The Listeners are a mix of youth and adults who go out as a team to knock on doors and interview people in the neighborhood, asking them basic questions about who they are, where they’re from, how long they have lived there, what they like about Macon, and what they want to see changed. The Georgia Council on Developmental Disabilities is a partner of Macon Roving Listeners, and the Listeners are also a mix of folks with and without developmental disabilities.

Deonna Belcher is a Roving Connector who acts as a facilitator to connect the people that the Listeners interview. She explains that she and the other Roving Connectors take the information collected by the Listeners and compile it, then get to work connecting neighbors based on their needs, skills, interests, and commonalities. For example, two neighbors might hail originally from the same city on the other side of the country and not even know it, or one person might need something built that another person has the skill set to make.

“We provide an avenue for them to connect,” says Belcher. “Listening to their stories is just the beginning of it. It’s a mapping process to discover what’s right in a community versus what’s wrong in the community. By discovering their assets it provides us an opportunity to connect and empower them.”

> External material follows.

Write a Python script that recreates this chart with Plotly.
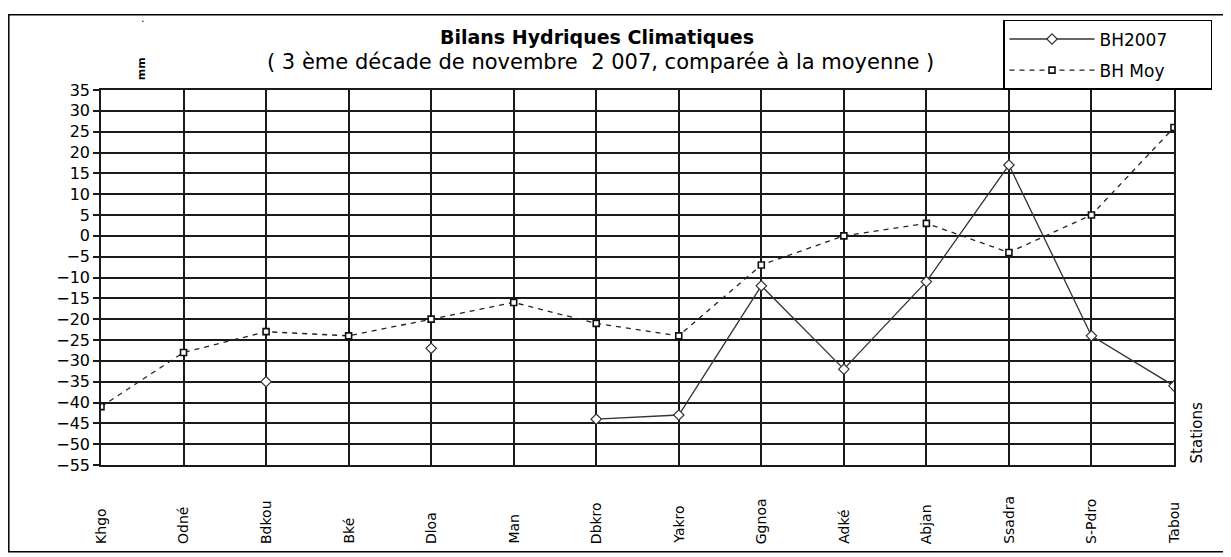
import plotly.graph_objects as go

stations = ["Khgo", "Odné", "Bdkou", "Bké", "Dloa", "Man", "Dbkro", "Yakro",
            "Ggnoa", "Adké", "Abjan", "Ssadra", "S-Pdro", "Tabou"]
bh2007 = [None, None, -35, None, -27, None, -44, -43, -12, -32, -11, 17, -24, -36]
bh_moy = [-41, -28, -23, -24, -20, -16, -21, -24, -7, 0, 3, -4, 5, 26]
y_ticks = list(range(-55, 36, 5))

FONT = "DejaVu Sans"
NB = "\u00a0"
xs = list(range(len(stations)))

fig = go.Figure()
fig.add_trace(go.Scatter(
    x=xs, y=bh2007, name="BH2007" + NB * 7, mode="lines+markers", connectgaps=False,
    line=dict(color="#333333", width=1.3),
    marker=dict(symbol="diamond", size=8, color="white", line=dict(color="#333333", width=1.2)),
    legendgroup="a"))
fig.add_trace(go.Scatter(
    x=xs, y=bh_moy, name="BH Moy" + NB * 7, mode="lines+markers",
    line=dict(color="#222222", width=1.3, dash="5px,5px"),
    marker=dict(symbol="square", size=6, color="white", line=dict(color="#111111", width=1.6)),
    legendgroup="b"))

OFF = 8  # page body margin in the browser
W, H = 1231 - OFF, 557 - OFF
L, T = 101 - OFF, 85 - OFF
pw, ph = 1073, 380
R, B = W - L - pw, H - T - ph

def px(xpix):
    return (xpix - OFF - L) / pw

def py(ypix):
    return (T + ph - (ypix - OFF)) / ph

annotations = [
    dict(text="<b>Bilans Hydriques Climatiques</b>", x=px(597), y=py(31), xref="paper", yref="paper",
         showarrow=False, font=dict(family=FONT, size=19, color="black"), xanchor="center", yanchor="middle"),
    dict(text="( 3 ème décade de novembre  2 007, comparée à la moyenne )", x=px(600), y=py(57),
         xref="paper", yref="paper", showarrow=False, font=dict(family=FONT, size=21, color="black"),
         xanchor="center", yanchor="middle"),
    dict(text="<b>mm</b>", x=px(141), y=py(64), xref="paper", yref="paper", showarrow=False, textangle=-90,
         font=dict(family=FONT, size=11, color="black"), xanchor="center", yanchor="middle"),
    dict(text=".", x=px(143), y=py(13), xref="paper", yref="paper", showarrow=False,
         font=dict(family=FONT, size=11, color="black"), xanchor="center", yanchor="middle"),
    dict(text="Stations", x=px(1197), y=py(433), xref="paper", yref="paper", showarrow=False, textangle=-90,
         font=dict(family=FONT, size=15, color="black"), xanchor="center", yanchor="middle"),
]
for i, s in enumerate(stations):
    annotations.append(dict(text=s, x=i, xref="x", y=py(547), yref="paper", showarrow=False,
                            textangle=-90, xanchor="center", yanchor="bottom",
                            font=dict(family=FONT, size=14, color="black")))

fig.update_layout(
    width=W, height=H,
    margin=dict(l=L, r=R, t=T, b=B),
    paper_bgcolor="white", plot_bgcolor="white",
    font=dict(family=FONT, color="black"),
    showlegend=True,
    legend=dict(x=px(1003), y=py(14), xanchor="left", yanchor="top",
                bgcolor="white", bordercolor="black", borderwidth=1.5,
                font=dict(family=FONT, size=17, color="black"),
                traceorder="grouped", tracegroupgap=6, itemwidth=85),
    annotations=annotations,
    shapes=[dict(type="rect", xref="paper", yref="paper", x0=px(8.8), x1=px(1224), y0=py(553), y1=py(8.8),
                 line=dict(color="black", width=1.5), layer="below")],
)
fig.update_xaxes(range=[0, len(stations) - 1], tickvals=xs, showticklabels=False, ticks="",
                 showgrid=True, gridcolor="#1a1a1a", gridwidth=1.6, zeroline=False,
                 showline=True, linecolor="#1a1a1a", linewidth=1.6, mirror=True)
fig.update_yaxes(range=[-55, 35], tickvals=y_ticks, ticks="outside", ticklen=6, tickcolor="#1a1a1a",
                 tickwidth=1.6, showgrid=True, gridcolor="#1a1a1a", gridwidth=1.6, zeroline=False,
                 showline=True, linecolor="#1a1a1a", linewidth=1.6, mirror=True,
                 tickfont=dict(family=FONT, size=16, color="black"))

fig.write_html("out.html")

Macon Roving Listeners are supported by the Knight Foundation and are also partnered with Mill Hill: East Macon Arts Village, a neighborhood revitalization effort led by the Macon Arts Alliance in partnership with the Macon-Bibb County Urban Development Authority, neighborhood residents, and community stakeholders. The goal of this project is to develop approximately four square blocks of the historic Fort Hawkins Neighborhood in East Macon into an arts village in order to address blight and foster economic opportunity in Macon’s oldest neighborhood. This effort is supported by a National Endowment for the Arts Our Town grant of over $134,000.

“They’re taking the blight out of our neighborhood by purchasing abandoned homes to have artists in residency, and turning the old community center into an arts center,” Belcher says. “They’re repurposing this neighborhood and wanted to go in and find out what the neighbors thought about this and try to get to know them and their gifts, so as the changes happened they were informed and able to speak on the changes in their neighborhood.”

Ultimately they would like to pair neighborhood residents with visiting social practice artists. The first artist will move in early 2016.

This summer, the Listeners made an effort to speak to everyone they could in the Mill Hill neighborhood. They interviewed 60 neighbors in total, from “all walks of life,” and afterwards had a community dinner so everyone they interviewed could come out and get to know their neighbors. (They do this for each neighborhood they work in.)

They took all of the information they collected from the recorded interviews to the Urban Development Authority, establishing who is new in the neighborhood, who is established, how many vacant houses there are, and the changes people want to see in their neighborhood. Some people want to help the homeless; some want to help the elderly; some are worried about crime, about blight, about transit; some want more activities for children.

“Some people don’t realize what is in their own backyard,” Belcher says. “We find out how passionate they are about where they live and what they want to see happen. Some people have no idea that they’re allowed to have a voice.”